Uitspraak
GERECHTSHOF ARNHEM-LEEUWARDEN
verzoeker in hoger beroep,
Gerechtshof Arnhem-Leeuwarden
In deze zaak heeft het Gerechtshof Arnhem-Leeuwarden op 26 mei 2016 uitspraak gedaan in hoger beroep over de wijziging van de partneralimentatie. De man, verzoeker in hoger beroep, had verzocht om de bijdrage in de kosten van levensonderhoud van de vrouw, verweerster in hoger beroep, te wijzigen. Het huwelijk van partijen was ontbonden op 18 januari 2012, en de rechtbank Gelderland had eerder bepaald dat de man € 530,-- per maand aan de vrouw moest betalen. De man verzocht om deze bijdrage met ingang van 1 september 2014 op nihil te stellen, terwijl de vrouw verweer voerde tegen deze wijziging.

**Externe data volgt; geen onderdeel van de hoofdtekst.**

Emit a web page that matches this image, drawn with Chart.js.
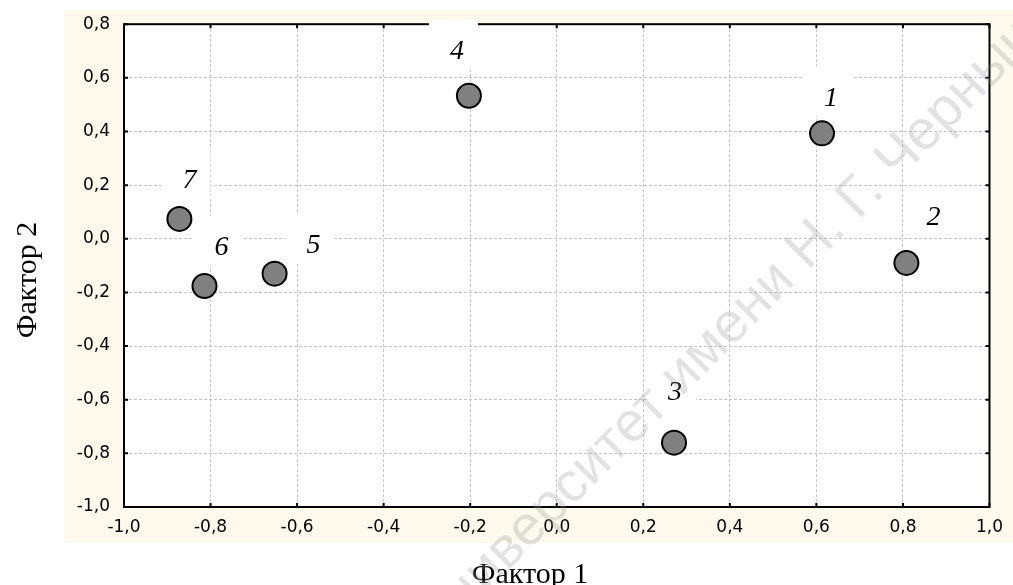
<!DOCTYPE html>
<html>
<head>
<meta charset="utf-8">
<script src="https://cdn.jsdelivr.net/npm/chart.js@4.4.1/dist/chart.umd.min.js"></script>
<style>
  html, body { margin: 0; padding: 0; background: #ffffff; }
  #wrap { width: 1013px; height: 585px; }
</style>
</head>
<body>
<div id="wrap"><canvas id="chart"></canvas></div>
<script>
// номера переменных и их нагрузки на два фактора
const varNames = ['1', '2', '3', '4', '5', '6', '7'];
const factor1 = [0.613, 0.808, 0.271, -0.203, -0.652, -0.814, -0.872];
const factor2 = [0.393, -0.090, -0.760, 0.533, -0.130, -0.176, 0.074];

const xTicks = [-1.0, -0.8, -0.6, -0.4, -0.2, 0.0, 0.2, 0.4, 0.6, 0.8, 1.0];
const yTicks = [-1.0, -0.8, -0.6, -0.4, -0.2, 0.0, 0.2, 0.4, 0.6, 0.8];

// смещение подписей относительно точки (px)
const labelShift = [[9, -35], [27, -45], [1, -50], [-12, -44], [39, -28], [17, -38], [10, -38]];

const fmt = v => v.toFixed(1).replace('.', ',');

const points = factor1.map((x, i) => ({ x: x, y: factor2[i] }));

// фон, рамка, подписи точек, водяной знак
const decor = {
  id: 'decor',
  beforeDraw(chart) {
    const ctx = chart.ctx;
    ctx.save();
    ctx.fillStyle = '#fdf9ec';
    ctx.fillRect(64, 10, chart.width - 64, 533);
    const a = chart.chartArea;
    ctx.fillStyle = '#ffffff';
    ctx.fillRect(a.left, a.top, a.right - a.left, a.bottom - a.top);
    ctx.restore();
  },
  beforeDatasetsDraw(chart) {
    const ctx = chart.ctx;
    const a = chart.chartArea;
    const xs = chart.scales.x, ys = chart.scales.y;
    ctx.save();
    // рамка
    ctx.strokeStyle = '#000';
    ctx.lineWidth = 2;
    ctx.strokeRect(a.left, a.top, a.right - a.left, a.bottom - a.top);
    // внутренние засечки
    xTicks.forEach(v => {
      const px = xs.getPixelForValue(v);
      ctx.beginPath();
      ctx.moveTo(px, a.bottom); ctx.lineTo(px, a.bottom - 4);
      ctx.moveTo(px, a.top); ctx.lineTo(px, a.top + 4);
      ctx.stroke();
    });
    yTicks.forEach(v => {
      const py = ys.getPixelForValue(v);
      ctx.beginPath();
      ctx.moveTo(a.left, py); ctx.lineTo(a.left + 4, py);
      ctx.moveTo(a.right, py); ctx.lineTo(a.right - 4, py);
      ctx.stroke();
    });
    // подписи с белой подложкой
    ctx.font = 'italic 28px "Liberation Serif", serif';
    ctx.textAlign = 'center';
    ctx.textBaseline = 'middle';
    varNames.forEach((name, i) => {
      const cx = xs.getPixelForValue(factor1[i]) + labelShift[i][0];
      const cy = ys.getPixelForValue(factor2[i]) + labelShift[i][1];
      ctx.fillStyle = '#fff';
      ctx.fillRect(cx - 28, cy - 32, 49, 50);
      ctx.fillStyle = '#000';
      ctx.fillText(name, cx, cy);
    });
    ctx.restore();
  },
  afterDraw(chart) {
    const ctx = chart.ctx;
    ctx.save();
    // названия осей
    ctx.fillStyle = '#000';
    ctx.font = '30px "Liberation Serif", serif';
    ctx.textAlign = 'center';
    ctx.textBaseline = 'alphabetic';
    ctx.fillText('Фактор 1', 530, 583);
    ctx.translate(36, 280);
    ctx.rotate(-Math.PI / 2);
    ctx.fillText('Фактор 2', 0, 0);
    ctx.restore();
    // водяной знак
    ctx.save();
    ctx.translate(429, 628);
    ctx.rotate(-Math.PI / 4);
    ctx.font = '56px "Liberation Sans", Arial, sans-serif';
    ctx.fillStyle = 'rgba(150,150,150,0.28)';
    ctx.textBaseline = 'middle';
    ctx.fillText('Университет имени Н. Г. Чернышевского', 0, 0);
    ctx.restore();
  }
};

new Chart(document.getElementById('chart'), {
  type: 'scatter',
  data: {
    datasets: [{
      data: points,
      pointRadius: 12,
      pointHoverRadius: 12,
      pointBackgroundColor: '#808080',
      pointBorderColor: '#000',
      pointBorderWidth: 2
    }]
  },
  options: {
    responsive: true,
    maintainAspectRatio: false,
    animation: false,
    layout: { padding: { top: 22, right: 16, left: 0, bottom: 0 } },
    plugins: { legend: { display: false }, tooltip: { enabled: false } },
    scales: {
      x: {
        type: 'linear', min: -1, max: 1,
        afterBuildTicks: s => { s.ticks = xTicks.map(v => ({ value: v })); },
        afterFit: s => { s.height = 78; },
        border: { display: false, dash: [3, 2] },
        grid: { color: '#c4c4c4', lineWidth: 1, drawTicks: false },
        ticks: {
          padding: 10, color: '#000',
          font: { family: 'DejaVu Sans', size: 17 },
          callback: v => fmt(v)
        }
      },
      y: {
        type: 'linear', min: -1, max: 0.8,
        afterBuildTicks: s => { s.ticks = yTicks.map(v => ({ value: v })); },
        afterFit: s => { s.width = 124; },
        border: { display: false, dash: [3, 2] },
        grid: { color: '#c4c4c4', lineWidth: 1, drawTicks: false },
        ticks: {
          padding: 14, color: '#000',
          font: { family: 'DejaVu Sans', size: 17 },
          callback: v => fmt(v)
        }
      }
    }
  },
  plugins: [decor]
});
</script>
</body>
</html>
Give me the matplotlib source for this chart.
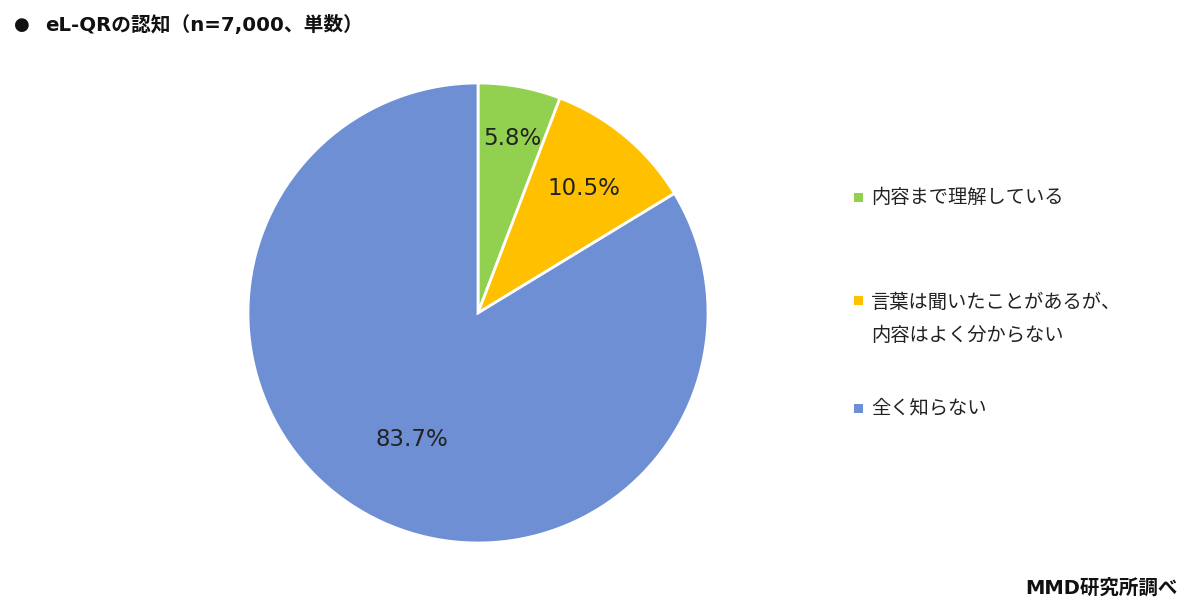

Het hof heeft vastgesteld dat er een relevante wijziging van omstandigheden had plaatsgevonden, wat een herbeoordeling rechtvaardigde. De rechtbank had de ingangsdatum van de gewijzigde bijdrage op 1 januari 2015 gesteld, en het hof heeft dit oordeel bevestigd. De man betwistte de hoogte van de behoefte van de vrouw, die volgens hem niet langer gelijkgesteld kon worden met de huwelijksgerelateerde behoefte, gezien haar vermogenspositie en lagere lasten.
Het hof oordeelde dat de vrouw niet voldoende had onderbouwd hoe hoog haar huidige behoefte was, en dat haar nalaten om dit te doen voor haar rekening en risico kwam. Daarom werd de bijdrage van de man in de kosten van levensonderhoud met ingang van 1 januari 2015 op nihil gesteld. Tevens werd er een terugbetalingsverplichting voor de vrouw vastgesteld, aangezien zij over een aanzienlijk vermogen beschikte. De beschikking van de rechtbank Gelderland werd vernietigd en de nieuwe beslissing werd uitvoerbaar bij voorraad verklaard.